黄昏还没有来临,龙山脚下的长河已起了一层薄薄的雾纱。一种真实的虚幻,仿佛专为尘封的岁月而罗织。漾动着的水纹,谱线似的扩散,在阳光下闪烁幽亮的飘影,柔软而起伏。密集的绿树如凝固的风涛依偎在岸边,屏障一般把水域环护起来。

   喧嚣和尘世隐退了。心被宁静主宰。灵魂,在河岸停泊。

   转过月亮湾的一角,我蓦然发现,一条小船,静静地横卧在清波之上。

   船身灰暗,显得破旧而沧桑。它靠在一条延伸到水里的沙坝上。沙坝上长着一棵垂柳,几丛杂草。一条长长的田埂连接着沙坝,杂草在田埂上疯长。几根长长的苇杆,从水里伸展出来,触手可及,像清瘦迷离的佳人,让人的心情也跟着沾上一丝淡淡的忧郁。背后,是一大片农田,油菜已经成熟。阳光的亮色温柔地涂抹着油菜的果荚上。

   我环顾四周,没有一个人影。一间小屋,矗立在河边上,单薄陈旧的木门紧锁着。

   小船,小屋,还有我,构成了一道寂寞的风景。

   四周青山隐隐。一团云飘过来,带来短暂的阴暗。重重叠叠的树影睡在涟漪中,澄莹寂静。凝眸船舷边灿亮的浪波,思绪和灵魂亦如水一般起伏。此时河上恍若青烟浮绕,历史在其间沉浮。小船,一种历史深远的印记。从古老的年月一路摇过来,载满唐诗宋词,明月清风,停泊在长河渡口。如一张古人遗下的画卷。而我,只能用想象弥补史识的短缺。漫溯奔流的生命之河,在流逝的滔滔岁月中,去追寻远去艄公的号子和拨动河水的桨声。

   长河,汇集大别山千万条支流,浩浩荡荡,傍太湖城东而过。据记载,旧时长河最宽处有八百余米。它的两岸,水草丰美,人烟稠密。古老的村子,在河边依次排开,人们世代居住在两岸,劳作、休息、繁衍。于是,为方便行人过河,人们在河边建起了一个又一个的渡口。

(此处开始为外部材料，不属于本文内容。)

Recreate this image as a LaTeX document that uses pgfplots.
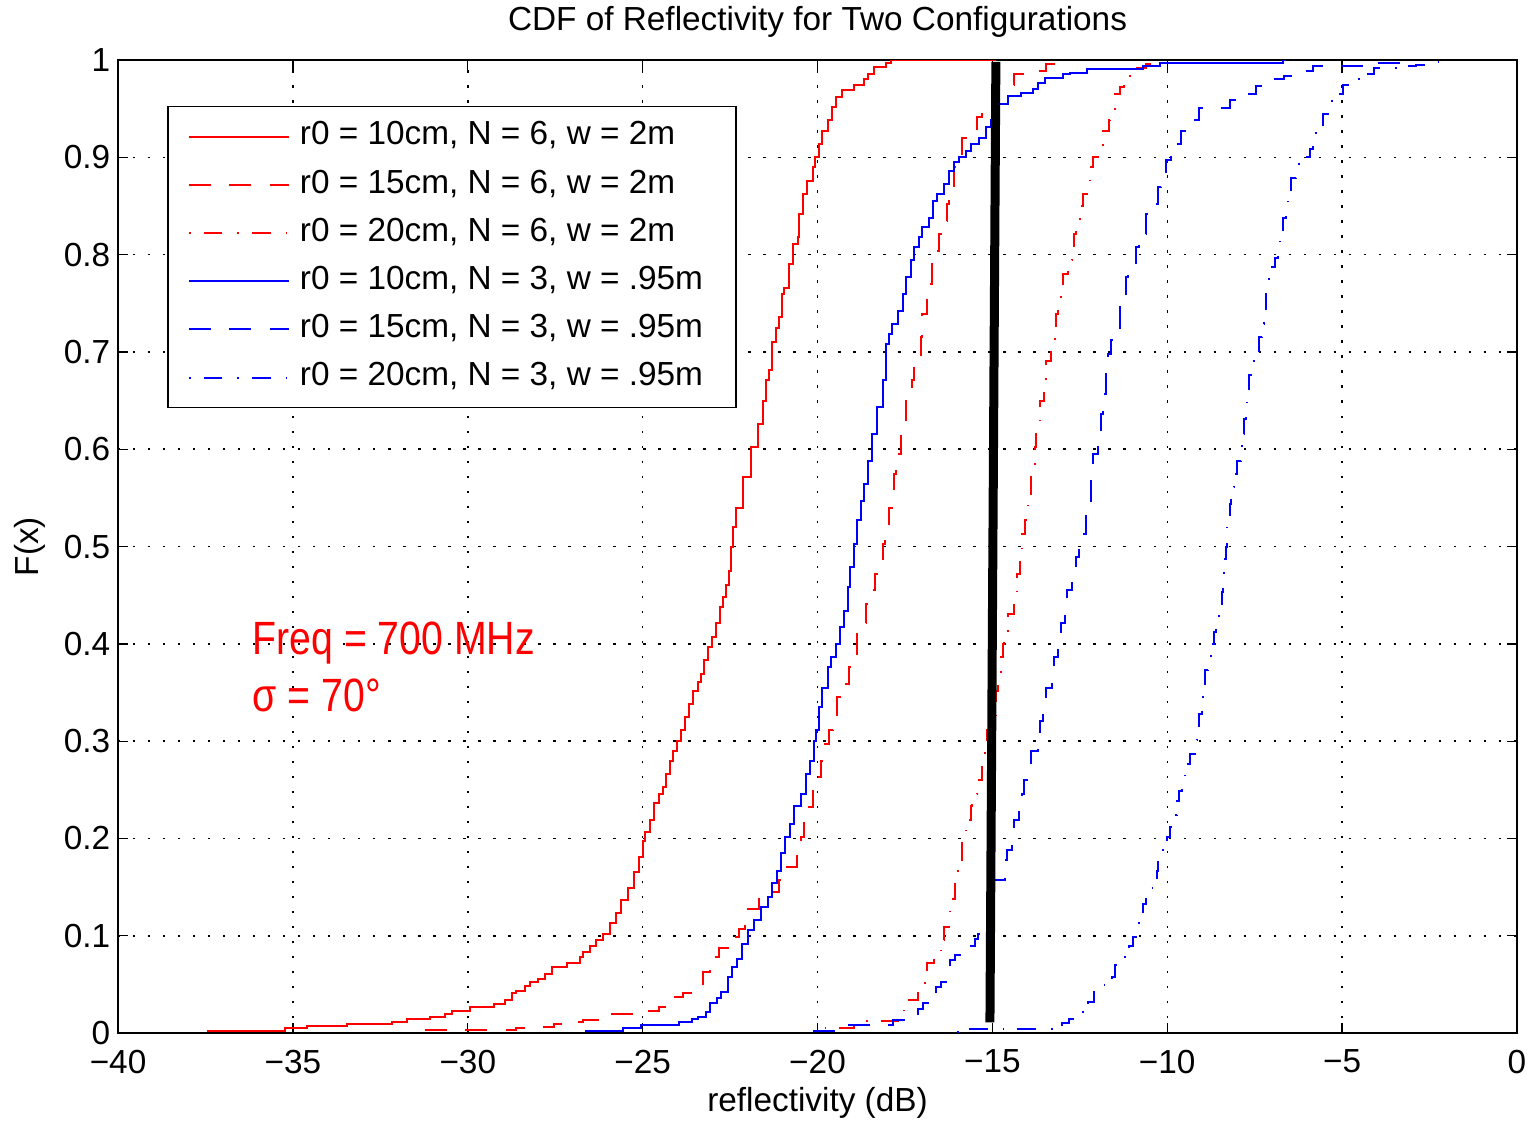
\documentclass[border=0pt]{standalone}
\usepackage{fontspec}
\setmainfont{Liberation Sans}
\usepackage{pgfplots}
\pgfplotsset{compat=1.18}
\begin{document}
\fontsize{10}{12}\selectfont
\begin{tikzpicture}
\begin{axis}[
  scale only axis, width=419.5pt, height=291.8pt,
  xmin=-40, xmax=0, ymin=0, ymax=1,
  xtick={-40,-35,-30,-25,-20,-15,-10,-5,0},
  xticklabels={−40,−35,−30,−25,−20,−15,−10,−5,0},
  ytick={0,0.1,0.2,0.3,0.4,0.5,0.6,0.7,0.8,0.9,1},
  yticklabels={0,0.1,0.2,0.3,0.4,0.5,0.6,0.7,0.8,0.9,1},
  tick align=inside, xtick pos=both, ytick pos=both,
  major tick length=3pt,
  tick style={black, line width=0.4pt},
  axis line style={black, line width=0.5pt},
  grid=major,
  major grid style={black, line width=0.45pt, dash pattern=on 0.7pt off 3.8pt},
  tick label style={font=\fontsize{10}{12}\selectfont},
  xticklabel style={yshift=-1.5pt},
  yticklabel style={xshift=1.2pt},
  label style={font=\fontsize{10}{12}\selectfont},
  title style={font=\fontsize{10}{12}\selectfont, at={(axis description cs:0.5,1)}, anchor=base, yshift=2.7pt},
  title={CDF of Reflectivity for Two Configurations},
  xlabel={reflectivity (dB)},
  xlabel style={at={(axis description cs:0.5,-0.072)}, anchor=center},
  ylabel={F(x)},
  ylabel style={at={(axis description cs:-0.0629,0.5)}, anchor=center},
  legend style={at={(axis cs:-38.6,0.953)}, anchor=north west, draw=black, line width=0.5pt, fill=white,
    font=\fontsize{10}{12}\selectfont, inner xsep=6pt, inner ysep=4pt, row sep=4.45pt, column sep=3pt,
    nodes={inner sep=0pt, text height=7.5pt, text depth=2.5pt}},
  legend cell align=left,
  legend image code/.code={\draw[#1] (0pt,0pt) -- (30pt,0pt);},
  every axis plot/.append style={line width=0.6pt},
]
% r0 = 10cm, N = 6, w = 2m
\addplot[red, const plot] coordinates {
(-37.46,0.002) (-35.23,0.0048) (-34.59,0.0072) (-33.45,0.0089) (-32.18,0.0116) (-31.73,0.014) (-31.09,0.0168)
(-30.65,0.020) (-30.46,0.023) (-29.95,0.027) (-29.25,0.030) (-28.93,0.034) (-28.74,0.041) (-28.61,0.0435)
(-28.36,0.048) (-28.23,0.053) (-27.98,0.056) (-27.79,0.061) (-27.60,0.068) (-27.15,0.0716) (-26.79,0.078)
(-26.7,0.0836) (-26.51,0.090) (-26.32,0.0955) (-26.13,0.102) (-25.94,0.113) (-25.75,0.123) (-25.62,0.137)
(-25.43,0.149) (-25.24,0.166) (-25.11,0.181) (-24.99,0.197) (-24.92,0.207) (-24.79,0.2185) (-24.67,0.236)
(-24.54,0.246) (-24.43,0.253) (-24.33,0.266) (-24.22,0.28) (-24.14,0.290) (-24.03,0.3) (-23.9,0.311)
(-23.78,0.325) (-23.67,0.338) (-23.57,0.352) (-23.43,0.361) (-23.33,0.369) (-23.26,0.383) (-23.14,0.397)
(-23.02,0.407) (-22.9,0.421) (-22.79,0.438) (-22.7,0.448) (-22.62,0.46) (-22.54,0.475) (-22.48,0.5)
(-22.41,0.52) (-22.33,0.54) (-22.14,0.571) (-21.9,0.602) (-21.71,0.626) (-21.57,0.65) (-21.48,0.671)
(-21.38,0.681) (-21.3,0.71) (-21.19,0.725) (-21.1,0.736) (-21.02,0.76) (-20.95,0.766) (-20.81,0.79)
(-20.71,0.811) (-20.57,0.818) (-20.52,0.842) (-20.41,0.862) (-20.29,0.876) (-20.14,0.89) (-20.07,0.9)
(-19.95,0.914) (-19.86,0.927) (-19.71,0.938) (-19.59,0.952) (-19.46,0.962) (-19.29,0.969) (-18.95,0.974)
(-18.67,0.98) (-18.57,0.986) (-18.38,0.993) (-18.05,0.997) (-17.9,1.0) (-14.9,1.0)
};
\addlegendentry{\makebox[124.7pt][l]{r0 = 10cm, N = 6, w = 2m}}
% r0 = 15cm, N = 6, w = 2m
\addplot[red, const plot, dash pattern=on 6.6pt off 5.5pt] coordinates {
(-31.22,0.003) (-28.61,0.0055) (-27.98,0.0065) (-27.53,0.0093) (-26.9,0.0116) (-26.7,0.0133) (-26.07,0.0195)
(-24.99,0.023) (-24.54,0.0264) (-24.16,0.0373) (-23.84,0.0414) (-23.33,0.0476) (-23.27,0.063) (-23.08,0.0784)
(-22.82,0.087) (-22.5,0.099) (-22.25,0.1075) (-22.06,0.121) (-21.99,0.128) (-21.68,0.138) (-21.36,0.145)
(-21.1,0.157) (-20.92,0.171) (-20.6,0.188) (-20.47,0.202) (-20.38,0.218) (-20.29,0.232) (-20.14,0.253)
(-20.0,0.263) (-19.9,0.28) (-19.78,0.297) (-19.67,0.311) (-19.57,0.325) (-19.43,0.345) (-19.29,0.359)
(-19.11,0.376) (-19.02,0.39) (-18.86,0.41) (-18.76,0.421) (-18.62,0.441) (-18.52,0.455) (-18.35,0.472)
(-18.24,0.486) (-18.14,0.503) (-18.07,0.52) (-17.97,0.54) (-17.81,0.575) (-17.76,0.595) (-17.62,0.623)
(-17.48,0.65) (-17.29,0.671) (-17.24,0.691) (-17.05,0.715) (-17.02,0.739) (-16.86,0.753) (-16.81,0.77)
(-16.73,0.79) (-16.71,0.804) (-16.52,0.821) (-16.43,0.835) (-16.29,0.852) (-16.24,0.869) (-16.1,0.89)
(-16.03,0.9) (-15.86,0.92) (-15.67,0.927) (-15.43,0.941) (-15.29,0.955) (-14.81,0.969) (-14.67,0.974)
(-14.38,0.986) (-14.0,0.989) (-13.48,0.996) (-13.05,1.0) (-12.95,1.0)
};
\addlegendentry{r0 = 15cm, N = 6, w = 2m}
% r0 = 20cm, N = 6, w = 2m
\addplot[red, const plot, dash pattern=on 0.5pt off 3.9pt on 5.6pt off 4.5pt] coordinates {
(-19.8,0.005) (-18.95,0.012) (-17.71,0.017) (-17.52,0.027) (-17.39,0.034) (-17.12,0.045) (-16.93,0.058)
(-16.86,0.072) (-16.67,0.08) (-16.47,0.096) (-16.37,0.109) (-16.2,0.138) (-16.08,0.164) (-15.97,0.178)
(-15.88,0.198) (-15.84,0.207) (-15.75,0.219) (-15.62,0.233) (-15.57,0.246) (-15.43,0.26) (-15.29,0.284)
(-15.21,0.3) (-15.16,0.311) (-14.89,0.352) (-14.83,0.369) (-14.76,0.386) (-14.71,0.4) (-14.67,0.41)
(-14.54,0.431) (-14.38,0.451) (-14.29,0.472) (-14.22,0.486) (-14.14,0.513) (-14.07,0.527) (-14.0,0.54)
(-13.98,0.554) (-13.9,0.571) (-13.79,0.602) (-13.74,0.626) (-13.65,0.65) (-13.53,0.671) (-13.46,0.691)
(-13.31,0.708) (-13.22,0.725) (-13.17,0.739) (-13.12,0.753) (-13.03,0.766) (-12.98,0.78) (-12.84,0.794)
(-12.71,0.804) (-12.68,0.821) (-12.6,0.835) (-12.5,0.85) (-12.41,0.862) (-12.3,0.873) (-12.22,0.89)
(-12.12,0.9) (-11.98,0.911) (-11.84,0.927) (-11.67,0.938) (-11.63,0.948) (-11.5,0.965) (-11.36,0.972)
(-11.25,0.984) (-10.98,0.992) (-10.6,0.996) (-10.31,1.0) (-10.2,1.0)
};
\addlegendentry{r0 = 20cm, N = 6, w = 2m}
% r0 = 10cm, N = 3, w = .95m
\addplot[blue, const plot] coordinates {
(-26.64,0.0024) (-25.56,0.0048) (-25.05,0.0082) (-23.97,0.0116) (-23.59,0.014) (-23.42,0.0168) (-23.2,0.022)
(-23.07,0.0305) (-22.88,0.0356) (-22.76,0.0425) (-22.57,0.058) (-22.44,0.068) (-22.31,0.0757) (-22.15,0.092)
(-22.0,0.106) (-21.81,0.116) (-21.62,0.13) (-21.42,0.14) (-21.3,0.154) (-21.17,0.167) (-21.04,0.185)
(-20.92,0.202) (-20.79,0.215) (-20.66,0.233) (-20.48,0.246) (-20.33,0.266) (-20.22,0.28) (-20.1,0.3)
(-20.03,0.311) (-19.95,0.335) (-19.88,0.355) (-19.71,0.376) (-19.62,0.386) (-19.48,0.4) (-19.36,0.417)
(-19.24,0.434) (-19.14,0.458) (-19.08,0.479) (-18.95,0.503) (-18.86,0.527) (-18.76,0.547) (-18.67,0.564)
(-18.57,0.588) (-18.43,0.616) (-18.29,0.643) (-18.14,0.671) (-18.03,0.708) (-17.95,0.718) (-17.86,0.729)
(-17.71,0.742) (-17.57,0.76) (-17.48,0.777) (-17.33,0.794) (-17.24,0.808) (-17.1,0.818) (-17.0,0.828)
(-16.81,0.838) (-16.71,0.855) (-16.57,0.862) (-16.38,0.873) (-16.24,0.886) (-16.1,0.895) (-15.95,0.9)
(-15.76,0.907) (-15.62,0.914) (-15.38,0.92) (-15.19,0.931) (-15.05,0.938) (-14.81,0.955) (-14.55,0.963)
(-14.17,0.966) (-13.84,0.97) (-13.7,0.976) (-13.5,0.982) (-12.98,0.986) (-12.79,0.987) (-12.3,0.991)
(-10.7,0.994) (-10.2,0.997) (-6.7,1.0) (-6.6,1.0)
};
\addlegendentry{r0 = 10cm, N = 3, w = .95m}
% r0 = 15cm, N = 3, w = .95m
\addplot[blue, const plot, dash pattern=on 6.6pt off 5.5pt] coordinates {
(-20.13,0.0024) (-19.28,0.0082) (-17.84,0.0133) (-17.25,0.02) (-17.12,0.025) (-16.99,0.0305) (-16.73,0.0425)
(-16.6,0.0476) (-16.47,0.053) (-16.27,0.065) (-16.2,0.075) (-16.08,0.08) (-15.82,0.09) (-15.49,0.097)
(-15.4,0.102) (-15.23,0.113) (-15.16,0.123) (-14.97,0.157) (-14.64,0.178) (-14.58,0.188) (-14.44,0.208)
(-14.38,0.219) (-14.25,0.233) (-14.16,0.246) (-14.1,0.26) (-14.0,0.273) (-13.9,0.29) (-13.71,0.307)
(-13.65,0.321) (-13.55,0.342) (-13.48,0.355) (-13.3,0.376) (-13.24,0.386) (-13.11,0.407) (-13.05,0.421)
(-12.92,0.445) (-12.88,0.455) (-12.73,0.475) (-12.62,0.489) (-12.52,0.503) (-12.45,0.513) (-12.33,0.534)
(-12.29,0.547) (-12.17,0.575) (-12.12,0.595) (-11.98,0.616) (-11.89,0.636) (-11.84,0.657) (-11.74,0.677)
(-11.7,0.698) (-11.6,0.712) (-11.5,0.725) (-11.36,0.746) (-11.27,0.76) (-11.17,0.777) (-11.12,0.787)
(-10.89,0.808) (-10.81,0.821) (-10.6,0.842) (-10.5,0.852) (-10.27,0.869) (-10.17,0.883) (-10.03,0.897)
(-9.89,0.907) (-9.79,0.914) (-9.6,0.927) (-9.41,0.938) (-9.08,0.951) (-8.22,0.959) (-7.79,0.965)
(-7.46,0.973) (-7.27,0.98) (-6.65,0.984) (-6.3,0.989) (-5.84,0.994) (-4.03,0.997) (-3.0,1.0) (-2.9,1.0)
};
\addlegendentry{r0 = 15cm, N = 3, w = .95m}
% r0 = 20cm, N = 3, w = .95m
\addplot[blue, const plot, dash pattern=on 0.5pt off 3.9pt on 5.6pt off 4.5pt] coordinates {
(-16.01,0.001) (-15.69,0.0038) (-13.0,0.01) (-12.81,0.015) (-12.42,0.022) (-12.26,0.032) (-12.09,0.0425)
(-11.9,0.049) (-11.57,0.058) (-11.48,0.07) (-11.24,0.078) (-11.08,0.09) (-10.98,0.099) (-10.85,0.113)
(-10.69,0.133) (-10.61,0.14) (-10.46,0.149) (-10.3,0.167) (-10.26,0.178) (-10.13,0.188) (-10.0,0.202)
(-9.93,0.212) (-9.78,0.224) (-9.73,0.239) (-9.67,0.249) (-9.57,0.263) (-9.5,0.277) (-9.36,0.287)
(-9.21,0.301) (-9.14,0.314) (-9.1,0.328) (-9.02,0.342) (-8.97,0.359) (-8.92,0.373) (-8.83,0.386)
(-8.76,0.4) (-8.67,0.412) (-8.6,0.424) (-8.52,0.434) (-8.48,0.441) (-8.43,0.453) (-8.41,0.467)
(-8.38,0.479) (-8.35,0.487) (-8.33,0.5) (-8.3,0.513) (-8.29,0.532) (-8.22,0.544) (-8.17,0.548)
(-8.12,0.561) (-8.08,0.575) (-8.01,0.588) (-7.89,0.599) (-7.86,0.616) (-7.81,0.631) (-7.76,0.647)
(-7.72,0.66) (-7.67,0.676) (-7.53,0.691) (-7.46,0.7) (-7.38,0.715) (-7.29,0.729) (-7.22,0.742)
(-7.19,0.76) (-7.12,0.773) (-7.1,0.787) (-6.93,0.797) (-6.84,0.811) (-6.79,0.821) (-6.7,0.838)
(-6.6,0.852) (-6.55,0.862) (-6.46,0.879) (-6.31,0.893) (-6.17,0.9) (-5.93,0.909) (-5.84,0.92)
(-5.74,0.931) (-5.55,0.945) (-5.31,0.958) (-5.17,0.965) (-4.98,0.974) (-4.52,0.98) (-4.41,0.986)
(-4.08,0.992) (-3.36,0.994) (-2.89,0.995) (-2.4,0.998) (-2.0,1.0)
};
\addlegendentry{r0 = 20cm, N = 3, w = .95m}
% threshold line
\addplot[black, line width=2.7pt, forget plot] coordinates {(-15.07,0.011) (-14.9,0.998)};
\node[anchor=base west, inner sep=0pt, text=red] at (axis cs:-36.17,0.389)
  {\scalebox{0.84}[1]{\fontsize{14}{17}\selectfont Freq = 700 MHz}};
\node[anchor=base west, inner sep=0pt, text=red] at (axis cs:-36.17,0.330)
  {\scalebox{0.84}[1]{\fontsize{14}{17}\selectfont σ = 70°}};
\end{axis}
\pgfresetboundingbox
\path[use as bounding box] ([shift={(-35.4pt,-26.7pt)}]current axis.south west) rectangle ([shift={(5.1pt,18pt)}]current axis.north east);
\end{tikzpicture}
\end{document}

   我不知道长河当时到底有多少渡口,只知道长河渡口大多为“义渡”。义渡,主要由乡坤或民间组织发起,出资购买渡船,修建渡口,给摆渡人一些钱粮补贴,免费渡行人过河。当时长河最有名的两个义渡,一是新仓义渡,一是龙山义渡。据史料记载:“嘉庆二十四年,邑人陈联魁捐渡船两只,建长河新仓义渡,以便行人来往。”船是木船,有三根桅杆,张着三挂帆,这在当时是最豪华的船了。撑船的船工都是陈联魁请的,由他付工资。在乘船的人当中,流传着这样一句话“新仓义渡,分文不收”。新仓义渡发展到后来,成了一条街,这就是新仓有名的老街,因渡口而名,称为渡船口。《太湖县志》记载:“新仓水陆交通便利,有漕粮仓建于此,是一个物资聚散地。新仓老街依河而建,呈曲尺型。建国前,有布匹、杂货、药材、屠宰等店铺20 余家,是旧时太湖、怀宁、望江、潜山四县交界的水陆码头。两只渡船在新仓沙河里对撑,是太湖到石牌、安庆的咽喉要道。”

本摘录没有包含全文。